▶ TASK TO CARRY OUT
Nothing should be output except the lines from the one containing "Convert this chart to Altair code." through the one containing "import pandas as pd", both ends included, each repeated exactly.

▶ INPUT DATA
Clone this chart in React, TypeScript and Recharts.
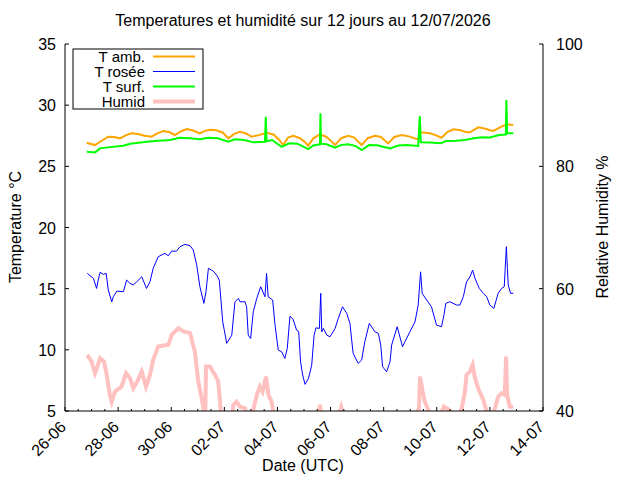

* * *

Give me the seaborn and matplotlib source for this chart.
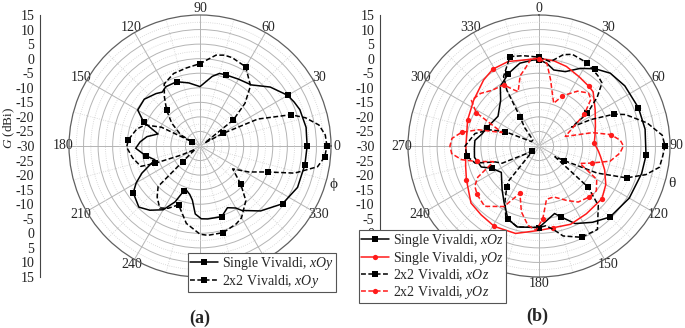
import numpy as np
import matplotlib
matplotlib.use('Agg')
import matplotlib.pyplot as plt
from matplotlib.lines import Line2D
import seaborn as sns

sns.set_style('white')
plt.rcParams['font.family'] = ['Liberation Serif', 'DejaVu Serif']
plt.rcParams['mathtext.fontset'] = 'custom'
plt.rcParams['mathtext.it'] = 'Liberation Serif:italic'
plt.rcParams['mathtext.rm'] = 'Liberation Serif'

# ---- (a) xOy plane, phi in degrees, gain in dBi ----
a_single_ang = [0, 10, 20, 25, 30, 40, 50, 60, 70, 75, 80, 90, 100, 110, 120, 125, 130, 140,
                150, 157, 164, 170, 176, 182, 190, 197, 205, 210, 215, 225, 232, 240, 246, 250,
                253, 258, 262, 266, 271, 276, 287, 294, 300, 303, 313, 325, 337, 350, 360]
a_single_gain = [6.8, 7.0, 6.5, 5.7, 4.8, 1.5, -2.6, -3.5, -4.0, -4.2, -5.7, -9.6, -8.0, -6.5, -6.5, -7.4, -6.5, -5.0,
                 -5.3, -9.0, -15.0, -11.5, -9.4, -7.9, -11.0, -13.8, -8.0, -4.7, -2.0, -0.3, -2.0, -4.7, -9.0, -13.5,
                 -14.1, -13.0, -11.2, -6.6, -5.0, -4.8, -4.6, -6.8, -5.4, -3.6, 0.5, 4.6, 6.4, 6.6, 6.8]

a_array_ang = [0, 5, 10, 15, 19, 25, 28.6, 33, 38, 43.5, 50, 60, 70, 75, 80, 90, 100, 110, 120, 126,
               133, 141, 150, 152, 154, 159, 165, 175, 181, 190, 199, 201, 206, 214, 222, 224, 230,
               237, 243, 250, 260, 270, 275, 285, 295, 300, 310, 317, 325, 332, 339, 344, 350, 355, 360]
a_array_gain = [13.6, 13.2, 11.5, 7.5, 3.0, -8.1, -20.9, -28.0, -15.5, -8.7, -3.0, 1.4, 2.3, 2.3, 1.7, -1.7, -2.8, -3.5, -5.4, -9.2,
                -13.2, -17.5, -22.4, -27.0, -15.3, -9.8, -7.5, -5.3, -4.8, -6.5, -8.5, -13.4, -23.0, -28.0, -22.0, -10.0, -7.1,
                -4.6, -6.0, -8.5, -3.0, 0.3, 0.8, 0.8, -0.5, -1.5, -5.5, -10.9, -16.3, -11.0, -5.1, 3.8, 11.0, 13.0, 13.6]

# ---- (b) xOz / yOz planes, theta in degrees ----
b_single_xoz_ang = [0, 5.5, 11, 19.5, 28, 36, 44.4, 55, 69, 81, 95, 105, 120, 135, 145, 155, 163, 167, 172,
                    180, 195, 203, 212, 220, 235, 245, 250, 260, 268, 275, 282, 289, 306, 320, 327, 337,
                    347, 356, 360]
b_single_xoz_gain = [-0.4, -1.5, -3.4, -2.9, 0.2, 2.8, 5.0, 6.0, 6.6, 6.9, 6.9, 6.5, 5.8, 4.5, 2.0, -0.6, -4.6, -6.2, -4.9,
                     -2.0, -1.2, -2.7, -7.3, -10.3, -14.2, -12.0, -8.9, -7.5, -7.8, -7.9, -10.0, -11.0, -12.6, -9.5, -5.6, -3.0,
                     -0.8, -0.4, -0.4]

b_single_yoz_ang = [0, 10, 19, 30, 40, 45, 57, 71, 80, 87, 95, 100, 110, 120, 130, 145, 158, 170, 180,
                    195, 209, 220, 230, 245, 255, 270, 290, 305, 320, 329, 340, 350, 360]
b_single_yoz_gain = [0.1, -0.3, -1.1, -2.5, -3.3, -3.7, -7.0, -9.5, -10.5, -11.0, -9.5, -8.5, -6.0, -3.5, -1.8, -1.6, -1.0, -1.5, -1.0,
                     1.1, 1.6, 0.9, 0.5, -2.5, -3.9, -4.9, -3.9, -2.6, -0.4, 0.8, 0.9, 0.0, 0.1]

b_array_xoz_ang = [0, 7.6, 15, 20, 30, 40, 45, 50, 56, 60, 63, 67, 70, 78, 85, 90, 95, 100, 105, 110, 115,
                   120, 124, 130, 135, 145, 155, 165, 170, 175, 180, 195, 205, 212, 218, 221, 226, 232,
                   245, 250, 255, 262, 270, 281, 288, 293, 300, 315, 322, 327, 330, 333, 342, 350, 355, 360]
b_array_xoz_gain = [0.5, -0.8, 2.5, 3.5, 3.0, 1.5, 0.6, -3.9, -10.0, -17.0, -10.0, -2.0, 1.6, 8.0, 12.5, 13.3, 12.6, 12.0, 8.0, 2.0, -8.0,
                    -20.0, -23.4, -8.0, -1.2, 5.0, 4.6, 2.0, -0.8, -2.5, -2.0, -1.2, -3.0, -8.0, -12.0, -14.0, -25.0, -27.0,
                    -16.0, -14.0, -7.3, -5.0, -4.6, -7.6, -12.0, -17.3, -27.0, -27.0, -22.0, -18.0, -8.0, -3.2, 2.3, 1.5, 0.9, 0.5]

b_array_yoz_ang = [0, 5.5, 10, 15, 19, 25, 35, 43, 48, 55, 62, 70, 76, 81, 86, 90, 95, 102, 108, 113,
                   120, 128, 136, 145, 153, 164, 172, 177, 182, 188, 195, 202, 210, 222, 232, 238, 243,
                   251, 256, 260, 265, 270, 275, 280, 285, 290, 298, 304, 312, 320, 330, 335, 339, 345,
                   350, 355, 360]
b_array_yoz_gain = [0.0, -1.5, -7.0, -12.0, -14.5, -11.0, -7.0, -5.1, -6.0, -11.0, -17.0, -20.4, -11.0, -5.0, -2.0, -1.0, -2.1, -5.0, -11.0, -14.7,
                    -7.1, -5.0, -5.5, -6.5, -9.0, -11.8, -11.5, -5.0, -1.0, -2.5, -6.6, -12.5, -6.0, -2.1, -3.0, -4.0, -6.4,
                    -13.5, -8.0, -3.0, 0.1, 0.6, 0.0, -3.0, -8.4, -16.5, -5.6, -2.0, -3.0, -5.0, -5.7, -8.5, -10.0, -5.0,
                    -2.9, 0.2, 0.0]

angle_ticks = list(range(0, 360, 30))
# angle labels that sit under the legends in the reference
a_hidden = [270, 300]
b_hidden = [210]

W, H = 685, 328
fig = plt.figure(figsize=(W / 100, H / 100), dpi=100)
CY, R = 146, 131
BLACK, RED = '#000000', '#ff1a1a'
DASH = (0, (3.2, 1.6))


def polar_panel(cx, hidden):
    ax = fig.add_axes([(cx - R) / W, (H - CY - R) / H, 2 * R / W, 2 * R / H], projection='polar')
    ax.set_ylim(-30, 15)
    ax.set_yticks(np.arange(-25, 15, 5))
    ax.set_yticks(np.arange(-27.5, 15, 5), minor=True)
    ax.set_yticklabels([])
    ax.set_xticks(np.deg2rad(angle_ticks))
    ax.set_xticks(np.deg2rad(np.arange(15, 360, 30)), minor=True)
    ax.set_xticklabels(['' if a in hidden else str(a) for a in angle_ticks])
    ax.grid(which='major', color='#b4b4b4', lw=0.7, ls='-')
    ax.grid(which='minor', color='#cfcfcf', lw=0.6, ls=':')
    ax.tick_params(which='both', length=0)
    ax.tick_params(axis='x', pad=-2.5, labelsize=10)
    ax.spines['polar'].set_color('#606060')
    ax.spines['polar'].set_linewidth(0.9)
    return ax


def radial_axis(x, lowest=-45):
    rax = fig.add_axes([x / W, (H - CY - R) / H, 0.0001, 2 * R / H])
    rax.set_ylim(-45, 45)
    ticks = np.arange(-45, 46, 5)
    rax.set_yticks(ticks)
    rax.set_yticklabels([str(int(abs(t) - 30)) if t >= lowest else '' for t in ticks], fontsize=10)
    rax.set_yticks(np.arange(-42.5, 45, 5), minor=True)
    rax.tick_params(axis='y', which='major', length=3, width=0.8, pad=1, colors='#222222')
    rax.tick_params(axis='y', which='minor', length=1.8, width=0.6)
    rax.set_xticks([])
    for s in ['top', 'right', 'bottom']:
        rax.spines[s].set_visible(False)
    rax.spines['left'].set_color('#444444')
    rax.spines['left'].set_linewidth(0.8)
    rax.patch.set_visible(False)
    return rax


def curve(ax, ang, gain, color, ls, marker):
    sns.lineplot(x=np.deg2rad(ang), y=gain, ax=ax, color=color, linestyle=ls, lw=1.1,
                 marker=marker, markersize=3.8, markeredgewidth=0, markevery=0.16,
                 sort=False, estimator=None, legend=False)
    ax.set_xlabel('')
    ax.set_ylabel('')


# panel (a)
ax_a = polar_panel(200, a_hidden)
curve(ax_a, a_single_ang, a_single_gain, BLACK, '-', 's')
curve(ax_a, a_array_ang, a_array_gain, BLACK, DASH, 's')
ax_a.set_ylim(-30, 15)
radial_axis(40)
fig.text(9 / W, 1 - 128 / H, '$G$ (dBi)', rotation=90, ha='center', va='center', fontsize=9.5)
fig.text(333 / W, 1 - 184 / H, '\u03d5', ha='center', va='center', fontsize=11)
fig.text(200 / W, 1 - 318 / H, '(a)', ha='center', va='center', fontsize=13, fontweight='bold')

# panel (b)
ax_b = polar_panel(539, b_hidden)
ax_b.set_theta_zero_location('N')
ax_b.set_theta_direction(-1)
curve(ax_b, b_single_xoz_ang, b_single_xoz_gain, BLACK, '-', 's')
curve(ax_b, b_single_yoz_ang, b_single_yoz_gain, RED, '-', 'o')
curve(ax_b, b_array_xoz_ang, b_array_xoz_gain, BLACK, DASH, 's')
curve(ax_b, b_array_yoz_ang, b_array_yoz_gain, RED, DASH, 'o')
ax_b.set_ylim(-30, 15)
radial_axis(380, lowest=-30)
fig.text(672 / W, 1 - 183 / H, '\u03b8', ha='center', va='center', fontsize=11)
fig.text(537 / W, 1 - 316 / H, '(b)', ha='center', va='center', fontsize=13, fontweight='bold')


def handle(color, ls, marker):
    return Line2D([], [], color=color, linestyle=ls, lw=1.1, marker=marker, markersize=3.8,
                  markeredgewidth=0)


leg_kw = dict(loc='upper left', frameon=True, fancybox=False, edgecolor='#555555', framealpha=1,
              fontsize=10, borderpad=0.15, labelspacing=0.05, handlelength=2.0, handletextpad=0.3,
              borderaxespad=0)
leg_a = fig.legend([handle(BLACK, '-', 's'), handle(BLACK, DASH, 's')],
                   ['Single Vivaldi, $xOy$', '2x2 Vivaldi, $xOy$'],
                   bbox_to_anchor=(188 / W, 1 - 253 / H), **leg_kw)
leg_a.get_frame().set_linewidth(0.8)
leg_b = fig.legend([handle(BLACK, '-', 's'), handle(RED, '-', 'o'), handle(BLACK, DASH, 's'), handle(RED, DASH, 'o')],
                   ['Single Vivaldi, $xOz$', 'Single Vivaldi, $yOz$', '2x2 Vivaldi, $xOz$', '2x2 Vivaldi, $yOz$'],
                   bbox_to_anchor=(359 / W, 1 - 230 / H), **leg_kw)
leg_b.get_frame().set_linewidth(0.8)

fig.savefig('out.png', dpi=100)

---

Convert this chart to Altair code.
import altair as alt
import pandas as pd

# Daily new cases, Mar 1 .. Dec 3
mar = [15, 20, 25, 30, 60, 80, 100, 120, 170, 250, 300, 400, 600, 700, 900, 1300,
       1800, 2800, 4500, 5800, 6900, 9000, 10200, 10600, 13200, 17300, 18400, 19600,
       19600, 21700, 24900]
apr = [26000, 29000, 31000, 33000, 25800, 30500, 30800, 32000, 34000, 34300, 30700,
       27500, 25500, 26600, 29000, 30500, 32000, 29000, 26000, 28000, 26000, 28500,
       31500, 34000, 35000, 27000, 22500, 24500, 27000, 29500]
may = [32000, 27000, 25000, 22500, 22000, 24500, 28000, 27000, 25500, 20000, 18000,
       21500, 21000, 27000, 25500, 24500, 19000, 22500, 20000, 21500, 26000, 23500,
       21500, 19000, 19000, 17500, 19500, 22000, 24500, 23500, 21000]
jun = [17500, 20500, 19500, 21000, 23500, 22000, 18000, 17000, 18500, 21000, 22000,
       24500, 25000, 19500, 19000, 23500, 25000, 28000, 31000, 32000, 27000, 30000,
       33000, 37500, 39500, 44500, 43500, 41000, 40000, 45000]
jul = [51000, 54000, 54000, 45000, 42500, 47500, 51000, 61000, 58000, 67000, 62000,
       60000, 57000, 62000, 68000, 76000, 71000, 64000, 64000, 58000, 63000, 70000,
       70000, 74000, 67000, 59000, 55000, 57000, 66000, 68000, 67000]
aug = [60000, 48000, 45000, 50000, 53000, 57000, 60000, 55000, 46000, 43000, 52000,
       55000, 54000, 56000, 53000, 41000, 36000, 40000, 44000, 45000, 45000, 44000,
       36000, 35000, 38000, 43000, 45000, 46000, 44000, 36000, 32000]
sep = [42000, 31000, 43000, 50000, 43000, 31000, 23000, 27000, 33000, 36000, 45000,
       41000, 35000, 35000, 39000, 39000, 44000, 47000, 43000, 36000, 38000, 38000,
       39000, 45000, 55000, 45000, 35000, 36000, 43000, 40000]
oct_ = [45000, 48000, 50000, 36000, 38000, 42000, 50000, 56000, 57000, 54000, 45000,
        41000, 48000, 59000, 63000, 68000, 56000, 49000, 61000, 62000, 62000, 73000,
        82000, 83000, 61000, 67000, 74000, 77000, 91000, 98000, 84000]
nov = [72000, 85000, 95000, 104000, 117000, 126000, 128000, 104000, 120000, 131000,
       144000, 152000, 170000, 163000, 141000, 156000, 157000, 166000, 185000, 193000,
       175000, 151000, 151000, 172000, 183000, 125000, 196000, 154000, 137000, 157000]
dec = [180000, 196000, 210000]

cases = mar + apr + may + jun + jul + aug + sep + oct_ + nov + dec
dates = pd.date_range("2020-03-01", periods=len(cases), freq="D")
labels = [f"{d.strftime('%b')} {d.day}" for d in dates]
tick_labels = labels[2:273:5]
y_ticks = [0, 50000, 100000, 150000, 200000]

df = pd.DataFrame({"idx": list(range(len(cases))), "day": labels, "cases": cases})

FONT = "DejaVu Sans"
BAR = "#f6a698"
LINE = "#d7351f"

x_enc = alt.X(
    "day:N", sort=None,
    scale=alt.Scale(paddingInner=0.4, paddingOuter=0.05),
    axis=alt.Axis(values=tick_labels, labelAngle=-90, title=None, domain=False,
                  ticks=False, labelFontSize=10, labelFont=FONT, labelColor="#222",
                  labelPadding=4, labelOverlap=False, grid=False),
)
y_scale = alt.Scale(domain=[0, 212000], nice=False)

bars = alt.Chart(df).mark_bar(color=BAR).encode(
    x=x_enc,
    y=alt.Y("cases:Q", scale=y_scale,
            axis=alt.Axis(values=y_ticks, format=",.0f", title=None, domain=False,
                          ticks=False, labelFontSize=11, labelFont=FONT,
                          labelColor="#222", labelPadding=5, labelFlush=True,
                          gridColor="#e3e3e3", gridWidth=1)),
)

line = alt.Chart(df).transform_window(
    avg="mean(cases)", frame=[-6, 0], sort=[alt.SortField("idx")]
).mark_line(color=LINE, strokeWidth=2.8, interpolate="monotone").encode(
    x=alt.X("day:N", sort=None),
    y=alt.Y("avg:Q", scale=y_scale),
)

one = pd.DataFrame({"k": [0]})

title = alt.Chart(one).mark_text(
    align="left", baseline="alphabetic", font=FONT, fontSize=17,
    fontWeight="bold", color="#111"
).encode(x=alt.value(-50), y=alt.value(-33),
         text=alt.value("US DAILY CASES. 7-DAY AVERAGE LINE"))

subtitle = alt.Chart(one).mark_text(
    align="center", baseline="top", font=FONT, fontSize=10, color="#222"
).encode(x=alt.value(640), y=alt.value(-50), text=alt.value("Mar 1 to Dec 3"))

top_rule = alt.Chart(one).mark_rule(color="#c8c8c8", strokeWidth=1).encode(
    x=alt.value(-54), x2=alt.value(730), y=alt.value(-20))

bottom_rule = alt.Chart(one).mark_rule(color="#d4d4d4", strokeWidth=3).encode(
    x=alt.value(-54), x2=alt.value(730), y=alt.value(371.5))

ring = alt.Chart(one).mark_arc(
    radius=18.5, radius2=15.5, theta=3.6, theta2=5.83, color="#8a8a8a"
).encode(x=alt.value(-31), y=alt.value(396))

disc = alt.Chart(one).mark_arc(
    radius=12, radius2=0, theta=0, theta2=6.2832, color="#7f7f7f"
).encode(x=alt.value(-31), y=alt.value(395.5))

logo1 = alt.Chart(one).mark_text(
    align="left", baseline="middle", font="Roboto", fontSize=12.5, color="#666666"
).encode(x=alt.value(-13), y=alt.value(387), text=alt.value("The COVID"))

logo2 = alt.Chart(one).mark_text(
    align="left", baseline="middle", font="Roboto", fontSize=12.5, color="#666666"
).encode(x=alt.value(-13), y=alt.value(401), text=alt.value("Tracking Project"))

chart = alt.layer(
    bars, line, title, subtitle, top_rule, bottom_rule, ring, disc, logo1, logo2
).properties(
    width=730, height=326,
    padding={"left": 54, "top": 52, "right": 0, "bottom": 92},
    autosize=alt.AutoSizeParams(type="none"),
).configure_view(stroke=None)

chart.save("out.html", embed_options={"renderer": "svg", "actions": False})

▶ FULL OUTPUT
Convert this chart to Altair code.
import altair as alt
import pandas as pd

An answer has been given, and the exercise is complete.